7. Reporting and Record-Keeping
- Suspicious Activity Reporting (SAR): The Company is required to report any suspicious transactions to the relevant financial authorities. Employees are trained to identify potential red flags and escalate concerns through the appropriate channels.
- Record Retention: The Company retains all KYC records, transaction histories, and due diligence documentation for a minimum period of five years after the termination of a business relationship or transaction.
8. Training and Awareness
All employees undergo regular AML and KYC training to ensure they are aware of their obligations, how to identify suspicious activities, and the appropriate procedures for escalating concerns. This training is updated annually or when new regulations are introduced.

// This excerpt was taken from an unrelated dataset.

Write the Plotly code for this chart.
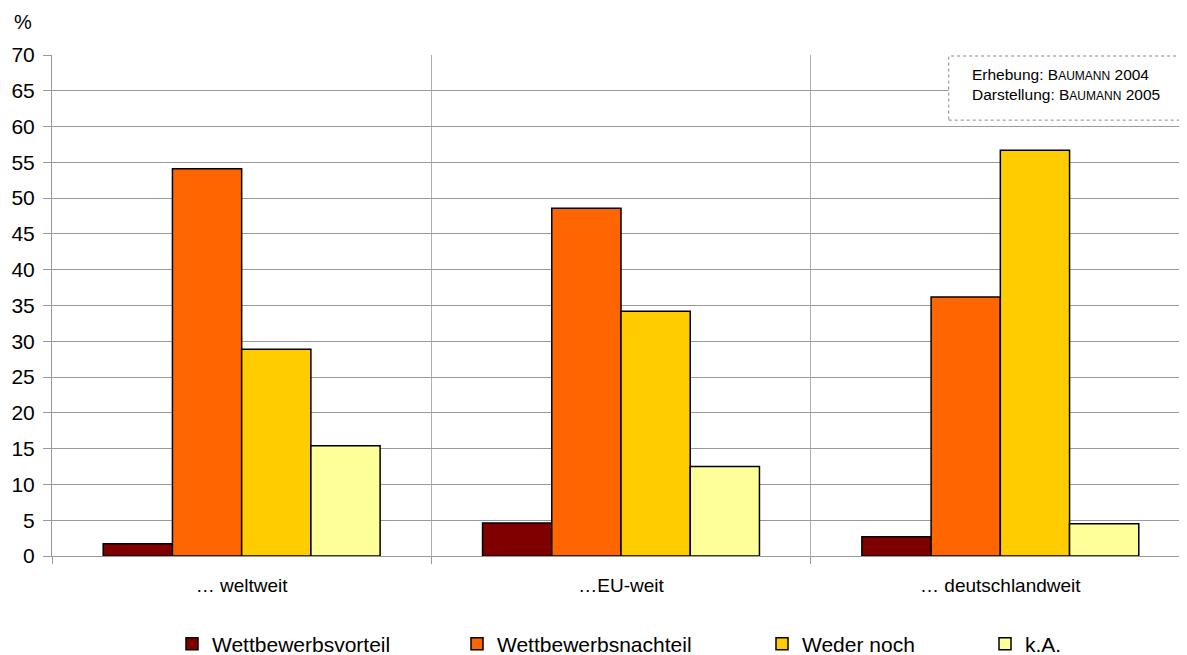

9. Continuous Review and Improvement
The Company regularly reviews and updates its AML and KYC policies to remain compliant with regulatory changes, enhance risk management processes, and integrate new technologies for better detection and prevention of financial crime.
By enforcing these stringent AML and KYC measures, The Trading Master Global LTD ensures a secure trading environment, aligned with global regulatory standards, while protecting against financial crimes.